TLchildren-at-school-learningWe should be careful before we throw the standard subjects in the curriculum—the disciplines—overboard in favor of the interdisciplinary curriculum.  The disciplines provide the most compelling structures mankind has developed for organizing knowledge.  It is in the disciplines that we find the conceptual structures that enable us to make sense of the world.  Without deep knowledge within the disciplines it is very hard to develop any but the most superficial knowledge across them.  I don’t know how this is playing out in Scotland, but Michael Gove may have a point here, too.

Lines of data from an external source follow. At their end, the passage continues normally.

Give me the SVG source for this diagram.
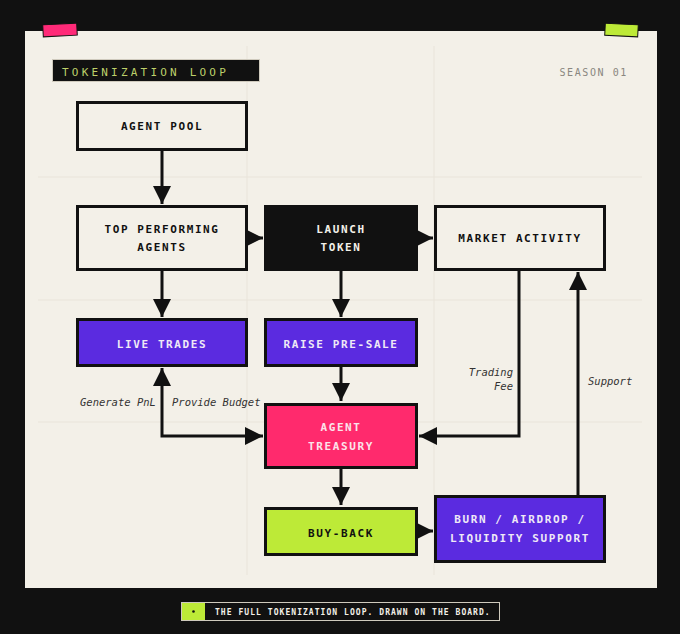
<svg xmlns="http://www.w3.org/2000/svg" width="680" height="634" viewBox="0 0 680 634">
<defs>
<style>
.n{stroke:#111;stroke-width:3}
.t{font-family:"DejaVu Sans Mono","Liberation Mono",monospace;font-size:11px;font-weight:bold;letter-spacing:1.6px;text-anchor:middle}
.dk{fill:#111}
.lt{fill:#efe9f6}
.lbl{font-family:"DejaVu Sans Mono","Liberation Mono",monospace;font-size:10.5px;font-style:italic;fill:#333}
.c{fill:none;stroke:#111;stroke-width:3}
.g{stroke:#e9e4da;stroke-width:1;fill:none}
</style>
<marker id="ah" viewBox="0 0 10 10" refX="10" refY="5" markerWidth="6" markerHeight="6" markerUnits="strokeWidth" orient="auto-start-reverse">
<path d="M0,0 L10,5 L0,10 Z" fill="#111"/>
</marker>
</defs>
<rect width="680" height="634" fill="#111"/>
<rect x="25" y="31" width="632" height="557" fill="#f3f0e8"/>
<g class="g">
<line x1="38" y1="177" x2="642" y2="177"/>
<line x1="38" y1="300" x2="642" y2="300"/>
<line x1="38" y1="422" x2="642" y2="422"/>
<line x1="247" y1="46" x2="247" y2="575"/>
<line x1="434" y1="46" x2="434" y2="575"/>
</g>
<rect x="43" y="24" width="34" height="12" fill="#ff2a78" stroke="#111" stroke-width="1" transform="rotate(-3 60 30)"/>
<rect x="605" y="24" width="33" height="12" fill="#bdea37" stroke="#111" stroke-width="1" transform="rotate(3 621 30)"/>
<rect x="52.5" y="59.5" width="207" height="22" fill="#111" stroke="#cfcabd" stroke-width="1"/>
<text x="62" y="75.5" font-family="DejaVu Sans Mono,monospace" font-size="11" letter-spacing="3.2" fill="#bdd06a">TOKENIZATION LOOP</text>
<text x="628" y="75.5" font-family="DejaVu Sans Mono,monospace" font-size="10" letter-spacing="1.6" fill="#8a8780" text-anchor="end">SEASON 01</text>

<g id="connectors">
<line class="c" x1="162" y1="149" x2="162" y2="204" marker-end="url(#ah)"/>
<line class="c" x1="248" y1="238" x2="263" y2="238" marker-end="url(#ah)"/>
<line class="c" x1="418" y1="238" x2="433" y2="238" marker-end="url(#ah)"/>
<line class="c" x1="162" y1="270" x2="162" y2="317" marker-end="url(#ah)"/>
<line class="c" x1="341" y1="270" x2="341" y2="317" marker-end="url(#ah)"/>
<line class="c" x1="341" y1="366" x2="341" y2="401" marker-end="url(#ah)"/>
<polyline class="c" points="162,368 162,436 263,436" marker-start="url(#ah)" marker-end="url(#ah)"/>
<polyline class="c" points="519,270 519,436 419,436" marker-end="url(#ah)"/>
<line class="c" x1="341" y1="468" x2="341" y2="505" marker-end="url(#ah)"/>
<line class="c" x1="418" y1="531" x2="433" y2="531" marker-end="url(#ah)"/>
<line class="c" x1="578" y1="495" x2="578" y2="272" marker-end="url(#ah)"/>
<text class="lbl" x="80" y="406">Generate PnL</text>
<text class="lbl" x="172" y="406">Provide Budget</text>
<text class="lbl" x="513" y="376" text-anchor="end">Trading</text>
<text class="lbl" x="513" y="390" text-anchor="end">Fee</text>
<text class="lbl" x="588" y="385">Support</text>
</g>

<g id="agent-pool">
<rect class="n" x="77.5" y="102.5" width="169" height="47" fill="#f3f0e8"/>
<text class="t dk" x="162" y="130">AGENT POOL</text>
</g>
<g id="top-performing-agents">
<rect class="n" x="77.5" y="206.5" width="169" height="63" fill="#f3f0e8"/>
<text class="t dk" x="162" y="233">TOP PERFORMING</text>
<text class="t dk" x="162" y="251">AGENTS</text>
</g>
<g id="launch-token">
<rect class="n" x="265.5" y="206.5" width="151" height="63" fill="#111"/>
<text class="t" fill="#f3f0e8" x="341" y="233">LAUNCH</text>
<text class="t" fill="#f3f0e8" x="341" y="251">TOKEN</text>
</g>
<g id="market-activity">
<rect class="n" x="435.5" y="206.5" width="169" height="63" fill="#f3f0e8"/>
<text class="t dk" x="520" y="242">MARKET ACTIVITY</text>
</g>
<g id="live-trades">
<rect class="n" x="77.5" y="319.5" width="169" height="46" fill="#5b2be0"/>
<text class="t lt" x="162" y="348">LIVE TRADES</text>
</g>
<g id="raise-pre-sale">
<rect class="n" x="265.5" y="319.5" width="151" height="46" fill="#5b2be0"/>
<text class="t lt" x="341" y="348">RAISE PRE-SALE</text>
</g>
<g id="agent-treasury">
<rect class="n" x="265.5" y="404.5" width="151" height="63" fill="#ff2a6d"/>
<text class="t" fill="#fbe3ea" x="341" y="431">AGENT</text>
<text class="t" fill="#fbe3ea" x="341" y="450">TREASURY</text>
</g>
<g id="buy-back">
<rect class="n" x="265.5" y="508.5" width="151" height="46" fill="#bdea37"/>
<text class="t dk" x="341" y="537">BUY-BACK</text>
</g>
<g id="burn-airdrop">
<rect class="n" x="435.5" y="496.5" width="169" height="65" fill="#5b2be0"/>
<text class="t lt" x="520" y="523">BURN / AIRDROP /</text>
<text class="t lt" x="520" y="542">LIQUIDITY SUPPORT</text>
</g>

<rect x="181.5" y="602.5" width="318" height="18" fill="#111" stroke="#cfcabd" stroke-width="1"/>
<rect x="182" y="603" width="23" height="17" fill="#bdea37"/>
<circle cx="193.5" cy="611.5" r="1.3" fill="#111"/>
<text x="215" y="614.5" font-family="DejaVu Sans Mono,monospace" font-size="8" font-weight="bold" letter-spacing="1.05" fill="#f3f0e8">THE FULL TOKENIZATION LOOP. DRAWN ON THE BOARD.</text>
</svg>
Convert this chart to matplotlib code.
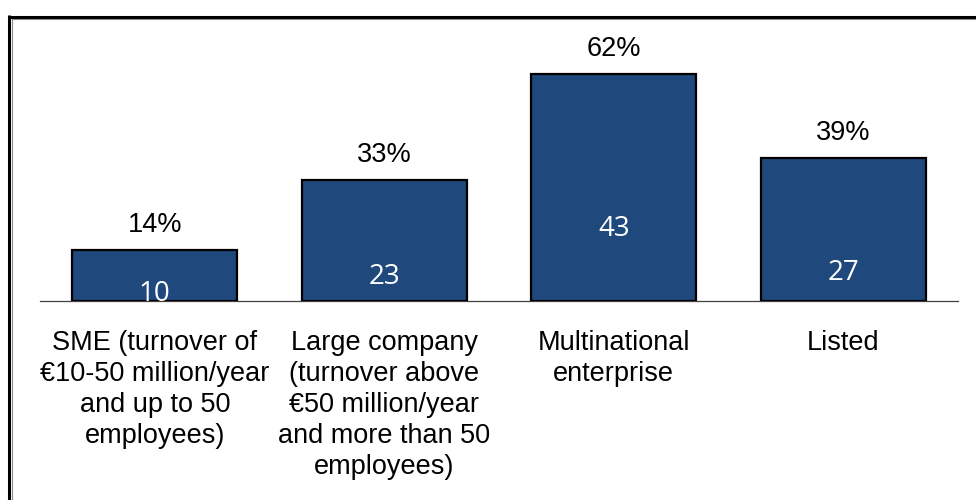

There are many educators who take the view that, more broadly, knowledge is old hat.  Knowledge is produced so fast, and is made obsolete so fast, and can in any case be so easily found on the Internet, they say, that it is no longer either possible or necessary to stuff students’ heads with facts and knowledge.  All that is important is skills.  That is nonsense.  People who have thinking skills but no knowledge have nothing to think about or with.  The people who are formidable in life are those who know a lot and can think well, whether the subject is carpentry or nuclear physics.  Michael Gove may or may not have it right with respect to his notions of what constitutes “essential knowledge,” but, in my view, governments do need to figure out what knowledge is essential and make sure that all students have access to it.

The evidence is very strong that education professionals must be deeply involved in education reform if it is going to work, not as the objects of reform, but as full partners in it.  But that is easy to say and not so easy to do when teachers and the unions that represent them choose to behave like blue collar workers rather than professionals.  I can understand why they often do that, especially when, for very good reasons, they do not trust government to treat them as professionals any more than government trusts them to act as professionals.  But trust has to start somewhere.

These are, of course, fraught issues.  It will be interesting to see how these sharply contrasting strategies work out in practice.  The Scots decided to begin implementation of the new system in the cohort just beginning their schooling that year, and then adding a new cohort each year as the years went by.  The English will implement their new system all at once.  So it will be a few years before the two approaches can be fairly compared in the OECD-PISA league tables.